Florence tidak ditahan, namun ketua majelis hakim mengingatkan agar Florence tidak menyalahgunakan kelonggaran yang diberikan. "Anda tidak ditahan. Tapi kami meminta jangan disalahgunakan, jangan sampai tidak hadir di persidangan tanpa alasan yang jelas, karena akan menimbulkan konsekuensi yuridis di kemudian hari," kata ketua majelis hakim.

Florence dilaporkan oleh sejumlah lembaga swadaya masyarakat (LSM) di Yogyakarta, setelah statusnya di media sosial Path dinilai menghina warga Yogyakarta.

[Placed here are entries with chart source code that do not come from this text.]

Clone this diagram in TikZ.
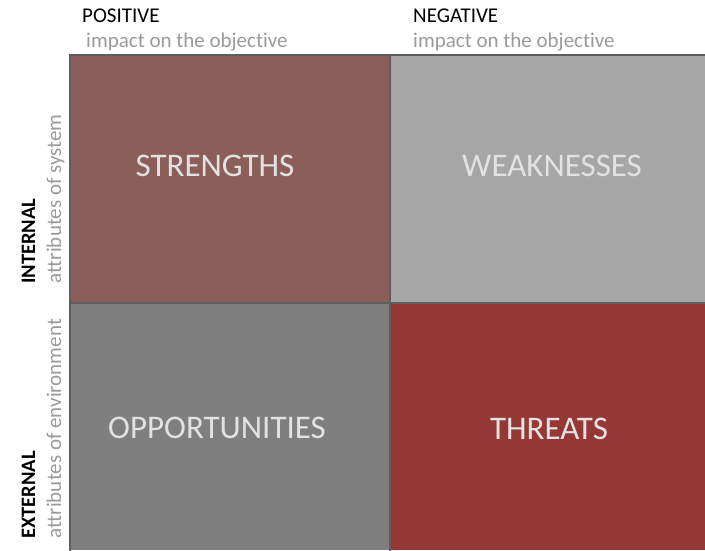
\documentclass[tikz,border=0pt]{standalone}
\usepackage{fontspec}
\setmainfont{Carlito}[Ligatures=NoCommon]
\usetikzlibrary{positioning}

\definecolor{strengthcol}{HTML}{8B5E5A}
\definecolor{weakcol}{HTML}{A6A6A6}
\definecolor{oppcol}{HTML}{7F7F7F}
\definecolor{threatcol}{HTML}{953735}
\definecolor{gridcol}{HTML}{5E5E5E}
\definecolor{subcol}{HTML}{9A9A9A}
\definecolor{bigcol}{HTML}{E2E2E2}

\tikzset{
  gridline/.style={gridcol, line width=2.2pt},
  heading/.style={inner sep=0pt, text=black, font=\fontsize{21}{24}\selectfont},
  rowheading/.style={inner sep=0pt, text=black, font=\fontsize{20.5}{24}\selectfont\bfseries},
  subheading/.style={inner sep=0pt, text=subcol, font=\fontsize{21}{24}\selectfont},
  bigtext/.style={inner sep=0pt, text=bigcol, font=\fontsize{33}{38}\selectfont}
}

\begin{document}
\begin{tikzpicture}[x=1pt,y=-1pt]
    \useasboundingbox (0,0) rectangle (705,550);
    % quadrants
    \fill[strengthcol] (70,55) rectangle (390,303);
    \fill[weakcol] (390,55) rectangle (705,303);
    \fill[oppcol] (70,303) rectangle (390,550);
    \fill[threatcol] (390,303) rectangle (705,550);
    \draw[gridline] (70,551) -- (70,55) -- (705,55);
    \draw[gridline] (390,55) -- (390,551);
    \draw[gridline] (70,303) -- (705,303);
    % quadrant names
    \node[bigtext] (strengths) at (215,166) {STRENGTHS};
    \node[bigtext] (weaknesses) at (552,166) {WEAKNESSES};
    \node[bigtext] (opportunities) at (217,428) {OPPORTUNITIES};
    \node[bigtext] (threats) at (549,429) {THREATS};
    % column headings
    \node[heading, anchor=base west] (positive) at (82,22) {POSITIVE};
    \node[subheading, anchor=base west] (posimpact) at (86,47) {impact on the objective};
    \node[heading, anchor=base west] (negative) at (413,22) {NEGATIVE};
    \node[subheading, anchor=base west] (negimpact) at (413,47) {impact on the objective};
    % row headings
    \node[rowheading, rotate=90, anchor=base west] (internal) at (35,284) {INTERNAL};
    \node[subheading, rotate=90, anchor=base west] (intattr) at (61,284) {attributes of system};
    \node[rowheading, rotate=90, anchor=base west] (external) at (35,539) {EXTERNAL};
    \node[subheading, rotate=90, anchor=base west] (extattr) at (61,539) {attributes of environment};
\end{tikzpicture}
\end{document}
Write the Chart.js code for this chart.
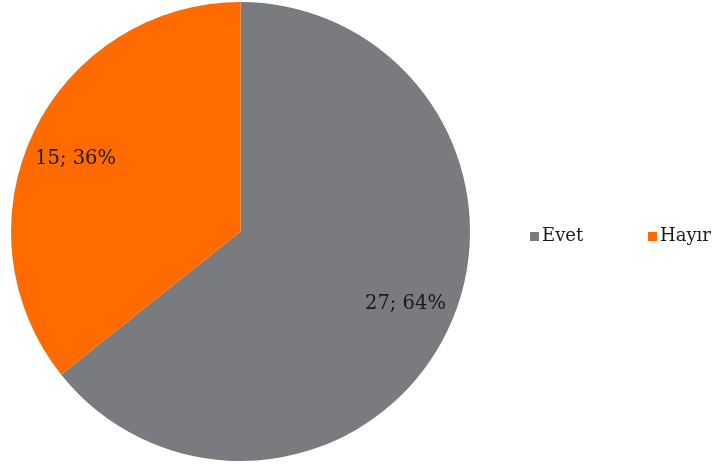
<!DOCTYPE html>
<html>
<head>
<meta charset="utf-8">
<script src="https://cdn.jsdelivr.net/npm/chart.js@4/dist/chart.umd.min.js"></script>
<style>
  html, body { margin: 0; padding: 0; background: #fff; }
  #wrap { width: 717px; height: 470px; }
</style>
</head>
<body>
<div id="wrap"><canvas id="pieChart" width="717" height="470"></canvas></div>
<script>
const categories = ['Evet', 'Hayır'];
const counts = [27, 15];
const percents = ['64%', '36%'];
const sliceColors = ['#7a7b7f', '#ff6b00'];

const fontFamily = '"DejaVu Serif", Georgia, serif';

// etiketler dilimlerin ortasina yakin, "deger; yuzde" seklinde
const sliceLabels = {
    id: 'sliceLabels',
    afterDatasetsDraw(chart) {
        const ctx = chart.ctx;
        const meta = chart.getDatasetMeta(0);
        ctx.save();
        ctx.font = '19.5px ' + fontFamily;
        ctx.fillStyle = '#1a1a1a';
        ctx.textAlign = 'center';
        ctx.textBaseline = 'middle';
        meta.data.forEach((arc, i) => {
            // Excel etiketi biraz yataya dogru kayiyor
            let mid = (arc.startAngle + arc.endAngle) / 2;
            mid -= 0.035 * Math.sign(Math.cos(mid)) * Math.sign(Math.sin(mid));
            const r = arc.outerRadius * 0.785;
            const x = arc.x + Math.cos(mid) * r;
            const y = arc.y + Math.sin(mid) * r;
            ctx.fillText(counts[i] + '; ' + percents[i], x, y);
        });
        ctx.restore();
    }
};

// yatay lejant, sag tarafta
const sideLegend = {
    id: 'sideLegend',
    afterDraw(chart) {
        const ctx = chart.ctx;
        const startX = [530, 648];
        const y = 236;
        ctx.save();
        ctx.font = '18px ' + fontFamily;
        ctx.textBaseline = 'middle';
        ctx.textAlign = 'left';
        categories.forEach((name, i) => {
            ctx.fillStyle = sliceColors[i];
            ctx.fillRect(startX[i], y - 4, 9, 9);
            ctx.fillStyle = '#1a1a1a';
            ctx.fillText(name, startX[i] + 12, y);
        });
        ctx.restore();
    }
};

const ctx = document.getElementById('pieChart').getContext('2d');
const pieChart = new Chart(ctx, {
    type: 'pie',
    data: {
        labels: categories,
        datasets: [{
            data: counts,
            backgroundColor: sliceColors,
            borderWidth: 0
        }]
    },
    options: {
        responsive: false,
        animation: false,
        layout: {
            padding: { left: 11, top: 2, bottom: 9, right: 247 }
        },
        plugins: {
            legend: { display: false },
            tooltip: { enabled: false }
        }
    },
    plugins: [sliceLabels, sideLegend]
});
</script>
</body>
</html>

Mahasiswi Pascasarjana Ilmu Kenotariatan UGM ini sebelumnya sempat ditahan di Ditreskrimsus Kepolisian Daerah Istimewa Yogyakarta selama dua hari. Polda DIY kemudian mengabulkan permohonan penangguhan penahanan Florence.

Kasus Florence Sihombing bermula pada 27 Agustus 2014 ketika dirinya bermaksud membeli bahan bakar minyak (BBM) di SPBU Lempuyangan, Yogyakarta.

Florence yang mengendarai sepeda motor mengambil posisi di antrean mobil, bukan di jalur sepeda motor. Ia diperingatkan aparat TNI yang sedang bertugas, dan kemudian petugas SPBU tidak melayani Florence yang akan membeli BBM.

Florence kemudian mengungkapkan kekesalannya di media sosial Path, dengan kata-kata yang mengandung unsur penghinaan serta pencemaran nama baik warga Yogyakarta.

Setelah permohonan penangguhan penahanan dikabulkan Polda DIY, Florence Sihombing langsung menyampaikan permohonan maaf kepada Gubernur DIY Sri Sultan Hamengku Buwono X dan masyarakat Yogyakarta serta UGM. "Saya memohon maaf kepada Sultan, kepada masyarakat Yogyakarta yang berbesar hati untuk memaafkan saya," ucap Florence.

Ia juga mengucapkan terima kasih kepada UGM Yogyakarta yang telah membantu dalam penanangguhan penahanan. "Saya berharap masyarakat mau mengerti, memahami, dan berbesar hati memaafkan saya," katanya.

Pihak yang mewakili Sekretariat Komite Etik Fakultas Hukum UGM Heribertus Jaka Triyana juga menyampaikan permohonan maaf kepada masyarakat Yogyakarta atas kasus yang dialami mahasiswinya itu.

"Atas nama fakultas, atas nama instansi, kami mohon maaf kepada seluruh warga Yogyakarta, mohon maaf kepada Sultan, dan civitas akademis Universitas Gadjah Mada," tukasnya.

Ia mengatakan pihaknya akan membantu Florence dalam menyelesaikan kasus ini. "Kita akan ikuti proses hukum yang sedang berjalan. Kami ucapkan terima kasih kepada Kapolda DIY yang memberikan izin penangguhan penahanan," katanya.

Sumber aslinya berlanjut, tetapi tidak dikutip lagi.